Before he began interviewing Broadway performers, Rick McKay sang in cabarets and on cruise ships; he also produced segments about the arts on television station WNET (channel 13), among other TV projects. It seemed inevitable that McKay, with the heart of a historian, would eventually seek to make the documentary, Broadway: The Golden Age, by the Legends Who Were There, released in 2004.

But the road to that now iconic film began on August 30, 1955 when Richard Charles McKay was born in a Boston suburb, soon after moving with his family to Beech Grove, near Indianapolis. Growing up there, McKay was active in musical theater and after graduating from high school taught at the Indiana School for the Deaf. He moved to Boston and then lived in Japan, where he was an English teacher and nightclub singer. He arrived in New York City in the early 1980s, and worked in cabaret and cruise ships, before turning to broadcast journalism.

His first foray into documentary filmmaking was Birds of a Feather, an inspiration for Mike Nichols during production on The Birdcage. McKay later worked in television, producing several acclaimed shows including WNET13’s “City Arts,” PBS’s “EGG, the Arts Show,” and the Biography series on the A&E network. He also supplied footage and received a director’s credit for the 2002 film Elaine Stritch at Liberty. Among his other activities, McKay shared Verdon and Michael Kidd video and transcripts with John Gilvey for a biography on Verdon, provided footage for his friend Barbara Cook’s memorial and created a film to celebrate composer Ervin Drake’s 90th birthday.
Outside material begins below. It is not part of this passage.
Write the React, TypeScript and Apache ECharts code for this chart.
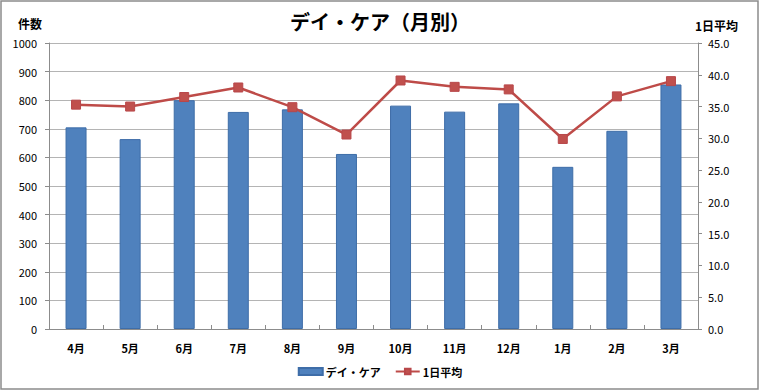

For Broadway: The Golden Age he recorded hundreds of hours of interviews with dozens of actors about their recollections of New York theater. It began when he persuaded Bea Arthur to let him interview her at her home in the mid-1990s. McKay had already produced Behind the Curtain: Broadway’s Living Legends. Subsequently, he used Arthur’s connections and those of his own friends to interview more celebrities, a long list that included Julie Harris, Stephen Sondheim, Ben Gazzara, Elaine Stritch, Carol Burnett, Diahann Carroll, Alec Baldwin and Shirley MacLaine. In addition to the interviews, McKay also searched for archival footage for the film.

At his sudden death in January 2018, McKay was working on two sequels of Broadway the Golden Age, which have been completed and released. Broadway: Beyond the Golden Age, chronicles the Great White Way from 1959 to 1981 and Broadway: The Next Generation, brings the story up to the present.

At the time of his death McKay was survived by four sisters, Stacie Stevenson and Sandy, Hope and Linda McKay, and a brother, Stephen.